[Info-vax] Creating an open source version of VMS, was: Re: OpenVMS Hobbyist Notification

Simon Clubley clubley at remove_me.eisner.decus.org-Earth.UFP
Thu Mar 12 17:25:49 EDT 2020


On 2020-03-12, Arne Vajhøj <arne at vajhoej.dk> wrote:
> On 3/12/2020 3:20 PM, Simon Clubley wrote:
>> On 2020-03-12, Arne Vajhøj <arne at vajhoej.dk> wrote:
>>>
>>> ????
>>>
>>> When I search after $l_fab, $l_rab, $l_nam, $l_kbf, $l_rbf, $l_ubf
>>> etc. I see pointer and pointers.
>>>
>>> You don't?
>> 
>> They may be called "pointers" but they are nothing like the abstracted
>> pointers you see in a modern environment, including in C and Unix.
> >
> > They are nothing more than raw longwords that have had an address
> > forced into them.
>
> ????
>
> As far as I am aware C old or new only got one type of pointers,
> those you declare like:
>
> type *var;
>
> The C header files for RMS definition on VMS contains:
>
> struct xxx {
>     ...
>     struct yyy *xxx$l_yyy;
>     ...
> }
>
> How does your "the abstracted pointers you see in a modern environment"
> do that?
>

You are either being deliberately obtuse or you simply do not
understand what I am saying.

To answer your question: the abstraction comes from how addresses
are referenced in C source code versus how they are referenced
in Macro-32.

In a C/Unix environment (and in other higher level languages) how the
pointer to an address is implemented is a compiler/ABI implementation
detail that is hidden (ie: abstracted away) from the higher level
language source code.
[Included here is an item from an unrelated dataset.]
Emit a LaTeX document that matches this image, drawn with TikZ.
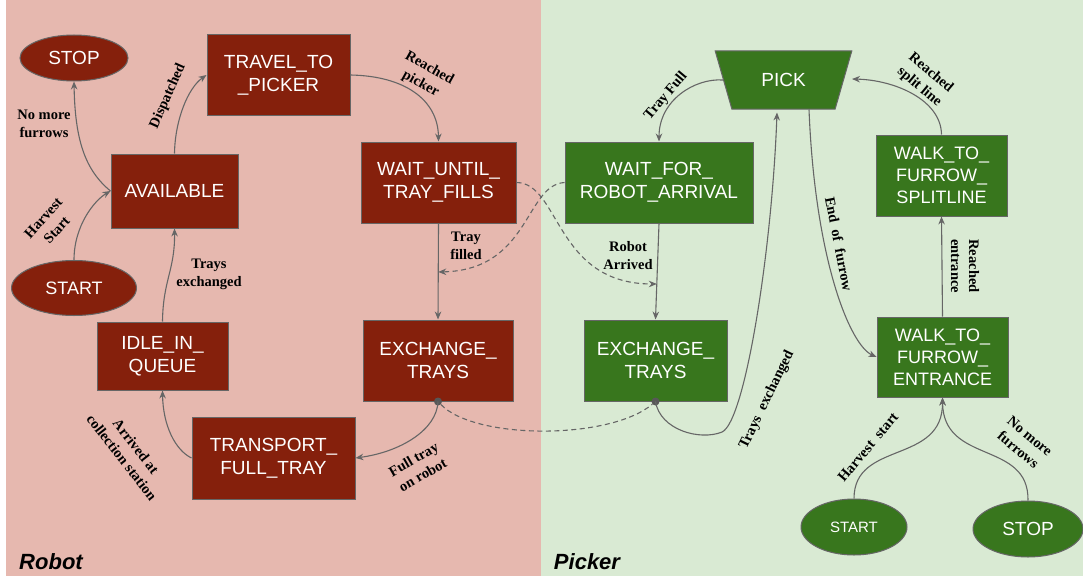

The source code generally doesn't care how
the pointer is implemented or even in most cases what size it is.

The same source code can be easily moved between a 32-bit and 64-bit
environment and across a range of environments.

In a Macro-32 environment, this is a very source code visible detail
that strongly affects how the program is written.

This is why in a modern Unix environment, you have to do little more
than tell the compiler whether you want the program built in 32-bit
or 64-bit mode unless you have deliberately coded the program in a
_very_ bad way.

In a modern VMS environment, you end up with a mixed 32-bit/64-bit
address space because compiling all your source code in a pure 64-bit
mode simply was not a viable option when 64-bit support was added
to VMS due to how visible this stuff is to the source code in VMS.

Simon.

-- 
Simon Clubley, clubley at remove_me.eisner.decus.org-Earth.UFP
Walking destinations on a map are further away than they appear.